▸ **Items**
● ● ● ● ●
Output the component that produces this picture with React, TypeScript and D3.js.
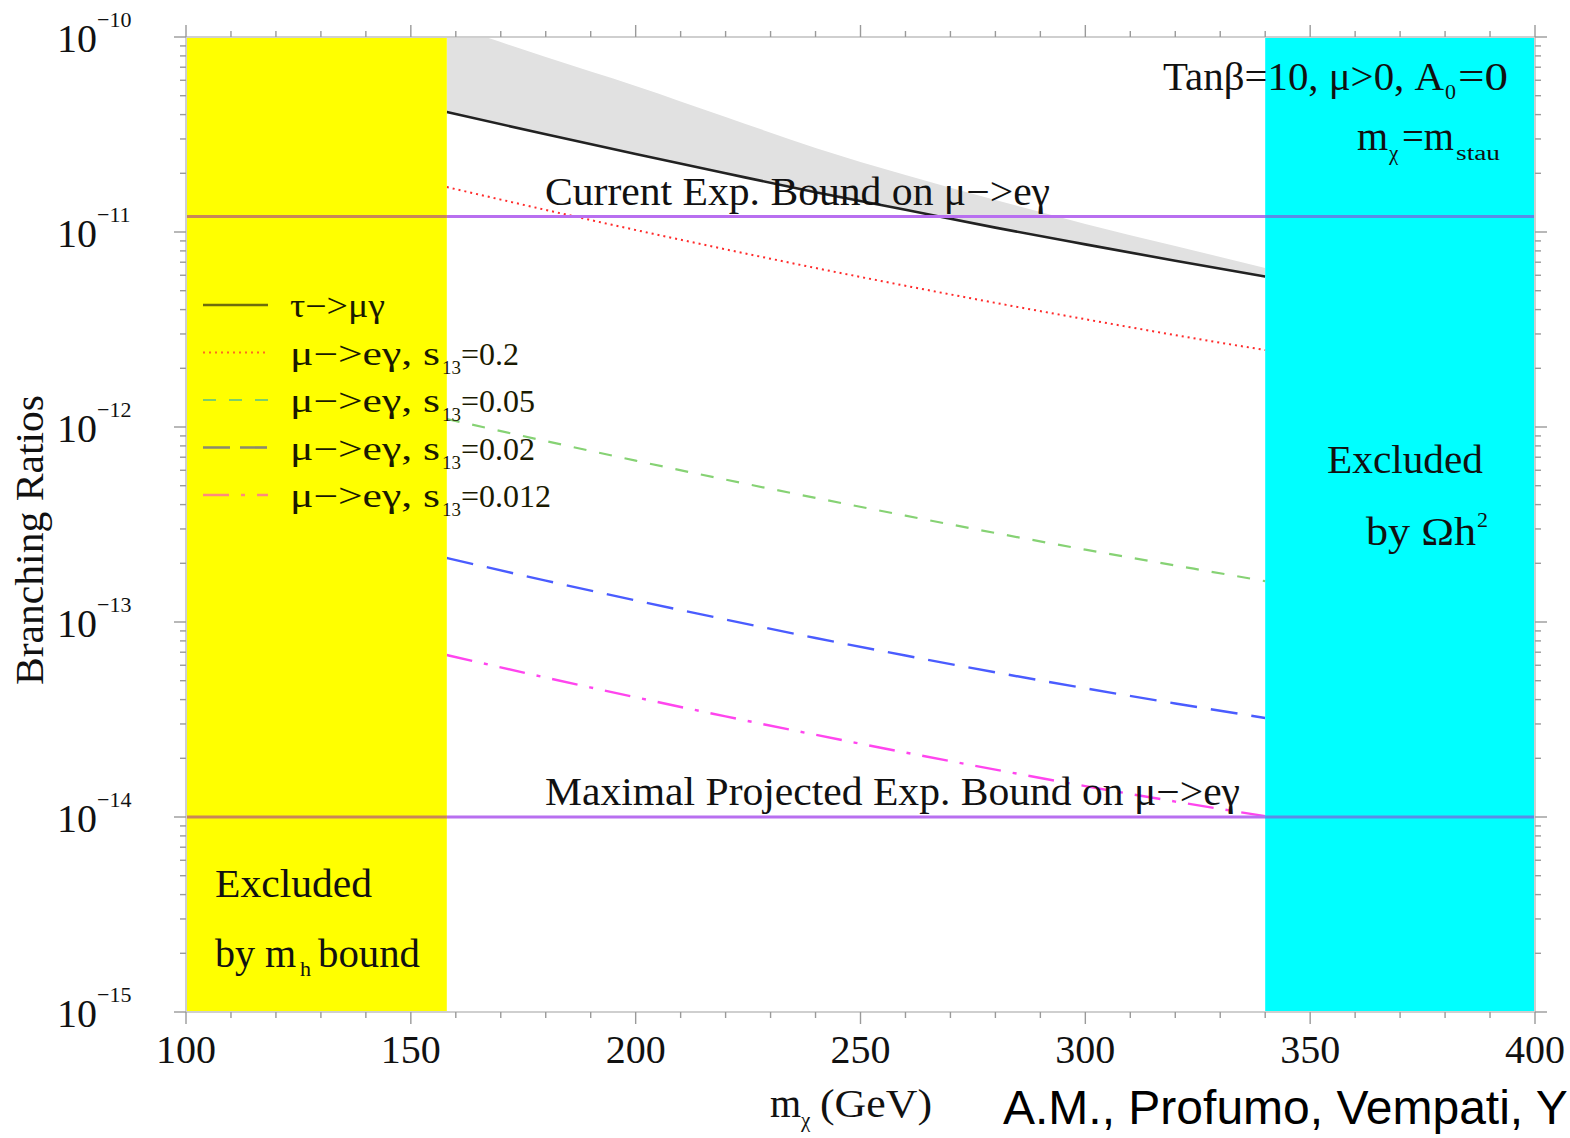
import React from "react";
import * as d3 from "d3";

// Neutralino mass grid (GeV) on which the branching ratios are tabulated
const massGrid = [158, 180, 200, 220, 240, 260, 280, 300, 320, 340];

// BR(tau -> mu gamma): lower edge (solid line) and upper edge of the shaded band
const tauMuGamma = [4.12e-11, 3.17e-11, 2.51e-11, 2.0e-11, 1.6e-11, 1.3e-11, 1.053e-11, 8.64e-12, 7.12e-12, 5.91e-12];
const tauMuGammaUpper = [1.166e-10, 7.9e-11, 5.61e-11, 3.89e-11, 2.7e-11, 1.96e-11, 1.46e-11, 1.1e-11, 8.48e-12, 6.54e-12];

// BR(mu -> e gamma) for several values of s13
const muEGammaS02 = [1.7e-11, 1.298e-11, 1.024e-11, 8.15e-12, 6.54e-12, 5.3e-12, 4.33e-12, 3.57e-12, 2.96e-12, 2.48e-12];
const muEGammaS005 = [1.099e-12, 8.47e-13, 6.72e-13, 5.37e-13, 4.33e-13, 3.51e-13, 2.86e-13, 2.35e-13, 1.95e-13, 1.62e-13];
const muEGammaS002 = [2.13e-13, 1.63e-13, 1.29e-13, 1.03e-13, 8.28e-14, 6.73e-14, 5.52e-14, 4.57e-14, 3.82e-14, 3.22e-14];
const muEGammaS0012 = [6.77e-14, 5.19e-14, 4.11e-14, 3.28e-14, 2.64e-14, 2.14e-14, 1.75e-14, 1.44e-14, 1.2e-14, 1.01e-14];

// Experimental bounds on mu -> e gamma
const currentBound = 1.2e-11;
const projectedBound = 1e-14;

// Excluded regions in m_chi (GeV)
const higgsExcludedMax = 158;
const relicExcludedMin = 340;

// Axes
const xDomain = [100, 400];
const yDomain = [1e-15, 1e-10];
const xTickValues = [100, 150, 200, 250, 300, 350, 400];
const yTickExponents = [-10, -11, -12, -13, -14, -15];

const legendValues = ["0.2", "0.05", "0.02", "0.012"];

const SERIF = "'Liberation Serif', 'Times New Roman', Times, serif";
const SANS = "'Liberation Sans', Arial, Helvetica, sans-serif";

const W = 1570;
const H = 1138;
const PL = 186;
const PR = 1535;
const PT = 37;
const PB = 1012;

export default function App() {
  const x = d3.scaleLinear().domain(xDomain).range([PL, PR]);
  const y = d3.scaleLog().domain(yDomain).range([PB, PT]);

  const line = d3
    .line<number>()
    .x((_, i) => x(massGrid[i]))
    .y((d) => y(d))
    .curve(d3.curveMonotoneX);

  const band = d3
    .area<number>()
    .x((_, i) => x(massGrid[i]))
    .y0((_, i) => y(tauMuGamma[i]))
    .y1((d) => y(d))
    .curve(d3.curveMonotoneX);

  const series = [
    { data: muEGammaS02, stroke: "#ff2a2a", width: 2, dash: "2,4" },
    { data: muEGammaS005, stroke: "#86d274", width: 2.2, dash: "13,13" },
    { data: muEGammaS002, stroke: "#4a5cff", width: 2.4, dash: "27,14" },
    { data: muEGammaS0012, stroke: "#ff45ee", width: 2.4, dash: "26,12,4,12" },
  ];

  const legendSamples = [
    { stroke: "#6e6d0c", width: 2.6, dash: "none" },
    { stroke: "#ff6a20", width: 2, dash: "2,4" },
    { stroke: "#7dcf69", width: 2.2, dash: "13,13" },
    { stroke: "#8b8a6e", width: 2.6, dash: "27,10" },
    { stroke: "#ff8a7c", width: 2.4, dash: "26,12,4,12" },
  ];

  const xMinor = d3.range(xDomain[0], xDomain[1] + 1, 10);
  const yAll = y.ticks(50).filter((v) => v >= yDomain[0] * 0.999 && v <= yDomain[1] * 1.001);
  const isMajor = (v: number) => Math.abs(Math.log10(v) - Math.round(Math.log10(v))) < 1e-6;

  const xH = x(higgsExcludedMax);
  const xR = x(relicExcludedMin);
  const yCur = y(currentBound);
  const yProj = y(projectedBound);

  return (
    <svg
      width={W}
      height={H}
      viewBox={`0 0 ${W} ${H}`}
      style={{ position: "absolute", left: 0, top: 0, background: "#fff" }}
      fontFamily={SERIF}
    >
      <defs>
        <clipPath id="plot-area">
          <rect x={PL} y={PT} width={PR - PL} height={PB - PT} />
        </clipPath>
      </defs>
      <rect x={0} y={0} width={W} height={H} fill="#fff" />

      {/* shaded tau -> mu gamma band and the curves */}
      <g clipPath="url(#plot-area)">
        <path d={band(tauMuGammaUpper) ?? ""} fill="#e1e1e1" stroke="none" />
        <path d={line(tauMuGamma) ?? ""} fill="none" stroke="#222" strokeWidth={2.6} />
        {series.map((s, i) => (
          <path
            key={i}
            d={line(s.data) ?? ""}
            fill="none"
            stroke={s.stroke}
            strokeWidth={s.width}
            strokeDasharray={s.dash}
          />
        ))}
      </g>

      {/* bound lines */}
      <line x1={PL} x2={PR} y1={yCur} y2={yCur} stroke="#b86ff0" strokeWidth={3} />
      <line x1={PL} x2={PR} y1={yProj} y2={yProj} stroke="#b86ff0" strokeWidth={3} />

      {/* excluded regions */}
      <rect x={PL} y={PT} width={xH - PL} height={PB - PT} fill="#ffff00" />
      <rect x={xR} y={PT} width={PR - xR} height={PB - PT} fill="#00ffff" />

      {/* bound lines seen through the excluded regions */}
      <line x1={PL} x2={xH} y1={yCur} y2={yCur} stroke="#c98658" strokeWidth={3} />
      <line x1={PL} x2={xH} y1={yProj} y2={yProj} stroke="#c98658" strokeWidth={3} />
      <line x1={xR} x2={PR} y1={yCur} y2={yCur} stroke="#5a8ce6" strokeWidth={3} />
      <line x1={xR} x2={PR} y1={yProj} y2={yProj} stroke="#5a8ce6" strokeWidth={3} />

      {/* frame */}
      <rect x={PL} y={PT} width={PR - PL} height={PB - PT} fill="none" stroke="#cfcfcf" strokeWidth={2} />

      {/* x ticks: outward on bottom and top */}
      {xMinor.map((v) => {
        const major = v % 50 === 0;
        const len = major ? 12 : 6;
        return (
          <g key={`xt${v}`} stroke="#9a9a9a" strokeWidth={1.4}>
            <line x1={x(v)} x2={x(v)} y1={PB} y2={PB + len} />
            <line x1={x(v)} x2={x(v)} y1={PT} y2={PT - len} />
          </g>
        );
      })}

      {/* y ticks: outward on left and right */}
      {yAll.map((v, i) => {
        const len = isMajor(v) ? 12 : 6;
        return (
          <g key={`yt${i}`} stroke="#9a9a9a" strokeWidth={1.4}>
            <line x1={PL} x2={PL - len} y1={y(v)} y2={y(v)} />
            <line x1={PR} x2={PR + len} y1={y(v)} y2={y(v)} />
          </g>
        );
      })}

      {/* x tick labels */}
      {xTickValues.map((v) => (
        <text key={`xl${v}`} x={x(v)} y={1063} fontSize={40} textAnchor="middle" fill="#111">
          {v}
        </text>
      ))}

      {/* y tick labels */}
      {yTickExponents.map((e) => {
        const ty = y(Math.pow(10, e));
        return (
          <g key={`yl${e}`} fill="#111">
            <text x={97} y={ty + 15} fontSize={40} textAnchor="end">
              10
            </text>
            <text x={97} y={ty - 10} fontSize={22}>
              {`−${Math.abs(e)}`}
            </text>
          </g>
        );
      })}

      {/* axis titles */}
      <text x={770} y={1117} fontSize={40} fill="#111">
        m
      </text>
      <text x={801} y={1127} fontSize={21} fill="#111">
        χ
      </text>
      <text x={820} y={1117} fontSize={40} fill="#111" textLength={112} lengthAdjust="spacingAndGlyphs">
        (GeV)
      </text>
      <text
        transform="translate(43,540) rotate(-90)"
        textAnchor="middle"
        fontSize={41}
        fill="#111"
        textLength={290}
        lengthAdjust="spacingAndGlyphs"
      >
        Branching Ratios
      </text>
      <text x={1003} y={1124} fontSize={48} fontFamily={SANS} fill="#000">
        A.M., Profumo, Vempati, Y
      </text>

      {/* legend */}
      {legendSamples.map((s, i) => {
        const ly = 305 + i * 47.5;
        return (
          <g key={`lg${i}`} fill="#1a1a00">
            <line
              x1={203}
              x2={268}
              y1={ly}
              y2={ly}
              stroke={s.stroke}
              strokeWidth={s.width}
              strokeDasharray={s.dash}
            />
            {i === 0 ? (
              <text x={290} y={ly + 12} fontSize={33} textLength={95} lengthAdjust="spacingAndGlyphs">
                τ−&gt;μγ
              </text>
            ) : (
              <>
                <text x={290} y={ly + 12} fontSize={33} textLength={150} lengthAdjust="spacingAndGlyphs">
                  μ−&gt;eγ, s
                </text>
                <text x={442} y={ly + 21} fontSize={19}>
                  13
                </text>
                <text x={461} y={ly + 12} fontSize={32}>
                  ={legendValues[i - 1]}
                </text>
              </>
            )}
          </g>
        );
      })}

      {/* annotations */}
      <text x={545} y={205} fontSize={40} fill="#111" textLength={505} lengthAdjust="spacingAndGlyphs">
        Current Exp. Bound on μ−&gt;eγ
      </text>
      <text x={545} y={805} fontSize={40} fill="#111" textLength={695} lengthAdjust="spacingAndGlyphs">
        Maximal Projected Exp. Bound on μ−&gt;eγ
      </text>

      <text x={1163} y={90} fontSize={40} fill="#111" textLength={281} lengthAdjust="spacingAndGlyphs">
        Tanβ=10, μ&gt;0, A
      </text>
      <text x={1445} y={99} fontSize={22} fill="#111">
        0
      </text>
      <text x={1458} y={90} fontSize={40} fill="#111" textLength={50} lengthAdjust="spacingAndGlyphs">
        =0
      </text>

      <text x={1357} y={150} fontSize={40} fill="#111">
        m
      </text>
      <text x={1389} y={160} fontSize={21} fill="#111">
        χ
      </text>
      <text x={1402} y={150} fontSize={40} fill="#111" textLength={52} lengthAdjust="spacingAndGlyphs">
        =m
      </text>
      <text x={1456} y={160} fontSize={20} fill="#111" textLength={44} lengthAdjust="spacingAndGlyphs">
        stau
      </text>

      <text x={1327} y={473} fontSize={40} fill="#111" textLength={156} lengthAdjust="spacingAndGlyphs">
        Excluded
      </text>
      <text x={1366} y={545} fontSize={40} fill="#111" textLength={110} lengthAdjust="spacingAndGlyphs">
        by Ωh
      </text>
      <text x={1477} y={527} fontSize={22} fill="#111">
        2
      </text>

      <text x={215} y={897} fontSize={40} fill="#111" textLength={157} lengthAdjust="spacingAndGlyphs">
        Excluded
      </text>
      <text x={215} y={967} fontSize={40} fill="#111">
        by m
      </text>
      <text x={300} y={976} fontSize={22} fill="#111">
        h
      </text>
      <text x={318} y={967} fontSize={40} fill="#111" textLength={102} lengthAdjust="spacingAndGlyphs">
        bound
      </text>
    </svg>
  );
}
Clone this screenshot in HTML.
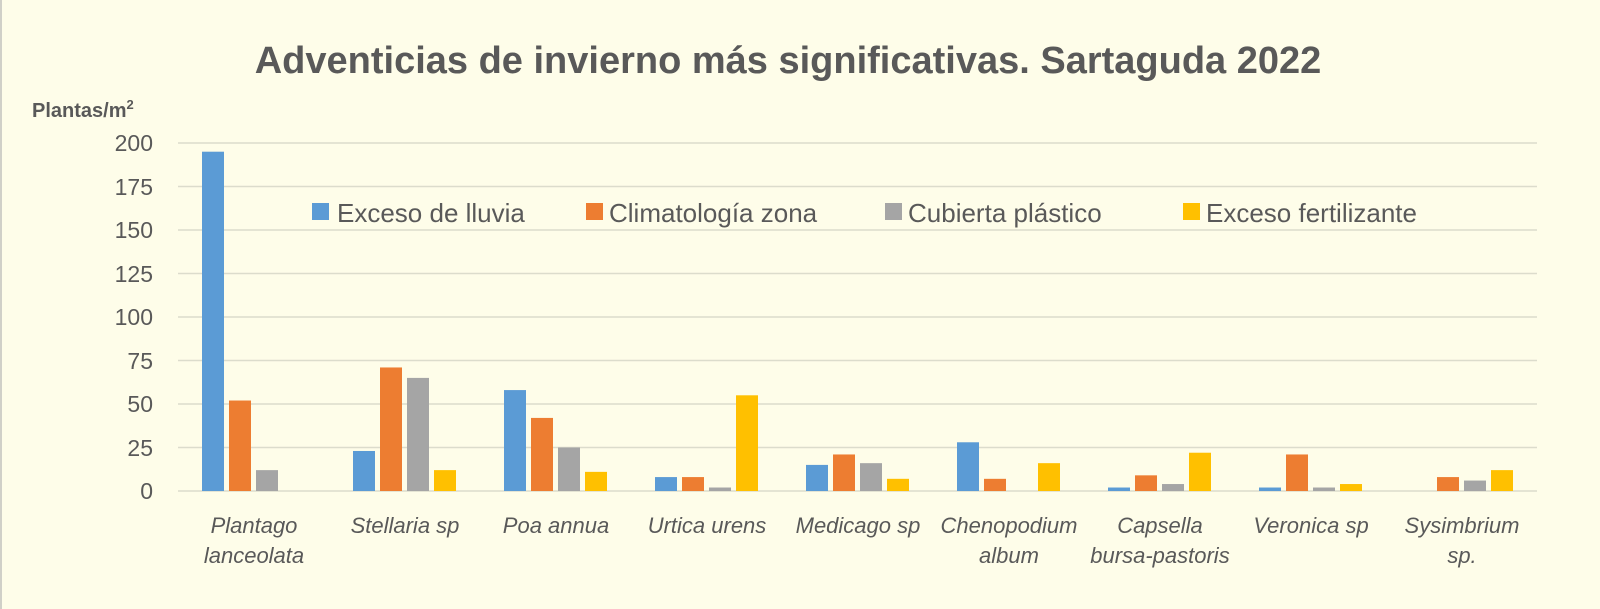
● ● ● ● ●
▸ **Aim**
Reproduce the records word for word, please, from their first line up to and including the line that contains "300, 320, 340];", but no pictures.

▸ **Full answer**
Output the component that produces this picture with React, TypeScript and D3.js.
import React from "react";
import * as d3 from "d3";

// Neutralino mass grid (GeV) on which the branching ratios are tabulated
const massGrid = [158, 180, 200, 220, 240, 260, 280, 300, 320, 340];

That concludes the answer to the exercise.